There are some interesting historical tangents including the assassination of Reynhard Heidrich, splits in British communism after 1956, the local music scene at the time of the Beatles and the folk revival, etc.
The most unexpected trivia has to be that Sayle's father was the last person to testify against James Hanratty, whose alibi involved staying in a boarding house at the same time Sayle was also there. Hanratty was one of the last people to be executed in Britain (not the very last as is incorrectly stated in the book) despite his controversial conviction, and Sayle Jr speculated that this must have weighed heavy on his father.
I listened to this as an audiobook and it has to be the most entertaining self-read autobiography I've had the pleasure of listening too. The reading is very dramatic and he puts on a couple funny voices for other characters, especially for his mother.

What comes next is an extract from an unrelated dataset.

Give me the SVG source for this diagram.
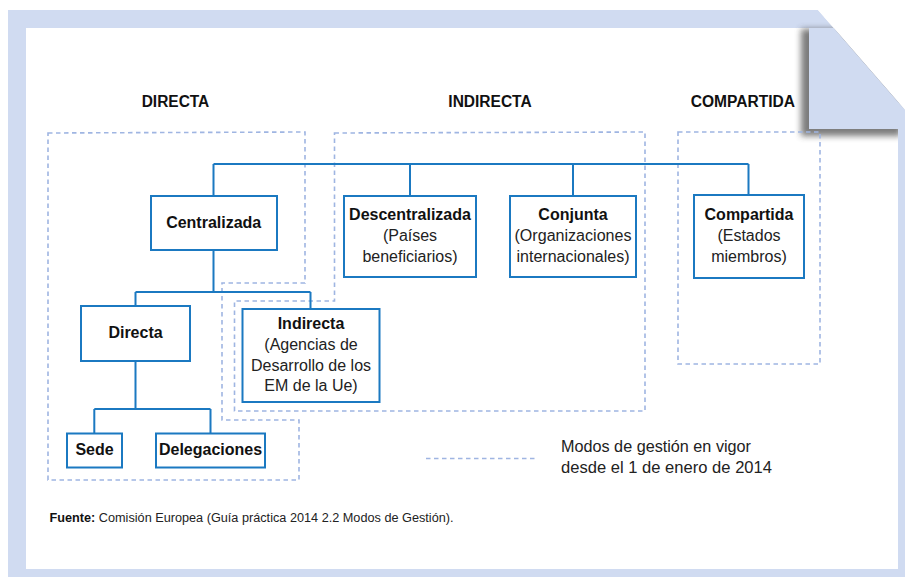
<svg xmlns="http://www.w3.org/2000/svg" width="905" height="579" viewBox="0 0 905 579">
<defs>
<style>
.bx{fill:#ffffff;stroke:#1b79c1;stroke-width:2}
.cn{fill:none;stroke:#1b79c1;stroke-width:2}
.ds{fill:none;stroke:#9fb5e2;stroke-width:1.6;stroke-dasharray:4.5 3.5}
.hd{font-family:"Liberation Sans",Arial,sans-serif;font-weight:bold;font-size:16px;fill:#111;text-anchor:middle}
.tb{font-family:"Liberation Sans",Arial,sans-serif;font-weight:bold;font-size:16px;fill:#111;text-anchor:middle}
.tr{font-family:"Liberation Sans",Arial,sans-serif;font-size:16px;fill:#222;text-anchor:middle}
.lg{font-family:"Liberation Sans",Arial,sans-serif;font-size:16.5px;fill:#222}
.src{font-family:"Liberation Sans",Arial,sans-serif;font-size:12.5px;fill:#222}
</style>
<filter id="blur" x="-20%" y="-20%" width="140%" height="140%">
<feGaussianBlur stdDeviation="3"/>
</filter>
</defs>
<!-- page -->
<g id="page">
<rect x="0" y="0" width="905" height="579" fill="#ffffff"/>
<polygon points="8,10 818,10 905,110 905,577 8,577" fill="#d0dbf1"/>
<rect x="26" y="28" width="872" height="541" fill="#ffffff"/>
<rect x="801" y="29" width="100" height="107" fill="#444" opacity="0.7" filter="url(#blur)"/>
<polygon points="818,10 905,10 905,110" fill="#ffffff"/>
<polygon points="809,28 833.7,28 905,110 905,129 809,129" fill="#d0dbf1"/>
<rect x="898" y="129" width="7" height="448" fill="#d0dbf1"/>
</g>
<!-- headings -->
<g id="headings">
<text class="hd" x="175.5" y="106.7" textLength="67.6" lengthAdjust="spacingAndGlyphs">DIRECTA</text>
<text class="hd" x="490" y="106.7" textLength="83.3" lengthAdjust="spacingAndGlyphs">INDIRECTA</text>
<text class="hd" x="742.8" y="106.5" textLength="104.3" lengthAdjust="spacingAndGlyphs">COMPARTIDA</text>
</g>
<!-- dashed regions -->
<g id="regions">
<polygon id="region-directa" class="ds" points="48,133 305,132 305,283 222,283 222,420 299,420 299,480 48,480"/>
<polygon id="region-indirecta" class="ds" points="334.5,133 645,132 645,411 234.5,411 234.5,301 334.5,301"/>
<polygon id="region-compartida" class="ds" points="678,132 820,132 820,364 678,364"/>
</g>
<!-- connectors -->
<g id="connectors">
<path class="cn" d="M213.5,164 H748.5 M213.5,164 V196 M410,164 V196 M573,164 V196 M748.5,164 V195"/>
<path class="cn" d="M213.5,250 V292 M135.5,292 H310.5 M135.5,292 V306 M310.5,292 V309"/>
<path class="cn" d="M135.5,361 V409 M94.3,409 H210.5 M94.3,409 V433 M210.5,409 V433"/>
</g>
<!-- nodes -->
<g id="node-centralizada">
<rect class="bx" x="151" y="196" width="126" height="54"/>
<text class="tb" x="213.7" y="228.3">Centralizada</text>
</g>
<g id="node-descentralizada">
<rect class="bx" x="344" y="196" width="132" height="81"/>
<text class="tb" x="410" y="220">Descentralizada</text>
<text class="tr" x="410" y="241">(Países</text>
<text class="tr" x="410" y="262">beneficiarios)</text>
</g>
<g id="node-conjunta">
<rect class="bx" x="510" y="196" width="126" height="81"/>
<text class="tb" x="573" y="220">Conjunta</text>
<text class="tr" x="573" y="241" textLength="117" lengthAdjust="spacingAndGlyphs">(Organizaciones</text>
<text class="tr" x="573" y="262">internacionales)</text>
</g>
<g id="node-compartida">
<rect class="bx" x="694" y="195" width="110" height="83"/>
<text class="tb" x="749" y="220">Compartida</text>
<text class="tr" x="749" y="241">(Estados</text>
<text class="tr" x="749" y="262">miembros)</text>
</g>
<g id="node-directa">
<rect class="bx" x="81" y="306" width="109" height="55"/>
<text class="tb" x="135.5" y="338.3">Directa</text>
</g>
<g id="node-indirecta">
<rect class="bx" x="242.5" y="309" width="137" height="93"/>
<text class="tb" x="311" y="329">Indirecta</text>
<text class="tr" x="311" y="350">(Agencias de</text>
<text class="tr" x="311" y="371">Desarrollo de los</text>
<text class="tr" x="311" y="391">EM de la Ue)</text>
</g>
<g id="node-sede">
<rect class="bx" x="67" y="433.5" width="55" height="34"/>
<text class="tb" x="94.5" y="455">Sede</text>
</g>
<g id="node-delegaciones">
<rect class="bx" x="156" y="433.5" width="109" height="34"/>
<text class="tb" x="210.5" y="455">Delegaciones</text>
</g>
<!-- legend -->
<g id="legend">
<line class="ds" x1="426" y1="458.5" x2="537" y2="458.5"/>
<text class="lg" x="561" y="451.7" textLength="190" lengthAdjust="spacingAndGlyphs">Modos de gestión en vigor</text>
<text class="lg" x="561" y="473.3" textLength="211" lengthAdjust="spacingAndGlyphs">desde el 1 de enero de 2014</text>
</g>
<g id="source">
<text class="src" x="49.5" y="522.3" textLength="404" lengthAdjust="spacingAndGlyphs"><tspan font-weight="bold" fill="#111">Fuente:</tspan> Comisión Europea (Guía práctica 2014 2.2 Modos de Gestión).</text>
</g>
</svg>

I loved this book. The cover quote says it's really funny and I've heard people saying they were in stitches reading it, but that wasn't true for me. I wouldn't describe it as a primarily funny read. I did laugh out loud a few times (the funniest bit was the description of the out of control boat), and chuckled on a few others, and smiled a lot, but for me it was more that it was just really engaging and warmhearted. And fascinating! I gobbled it up. I wonder whether the fact that I didn't laugh constantly was that my own youth had something in common with Alexei, in that I was a revolutionary socialist (albeit not a communist) for many years from the age of 16. So I was moving in very similar circles and encountering very similar people and attitudes - so stuff that other people might find funny, I just found interesting.
Now, its only half or a third of the "whole" story.
This takes from birth us up to the threshold of college years of a Communist Jewish Atheist Eccentric.
It is cut to the bone at certain sections and glosses over others.
Overall it was an Autobiography which is one of the better of the comedians and one of the best I've read even if it weren't of a famous persons. I would enjoy the read nonetheless.
If you want to know what it was like growing up a Communist in 60's Liverpool, this paints a picture by a youth member of this political movement. With humour. At times. Call backs and all.
The voice of the comedian is there, but it is not a stand-up comedian's collection of random ideas, as it is sometimes the case with comedians' books. It is better and the theme of growing up in a politically marginal social settings makes it more than that. It has the honesty that later became a source of a lot of humour in the Imaginary Sandwich bar show. Good old British humour, humanistically benevolent with a few tablespoons of vinegar. I was also very excited to learn that Sayle was in my country three times! all the Czechoslovakia memories are very realistic and quite astutely observed from what I know from history etc.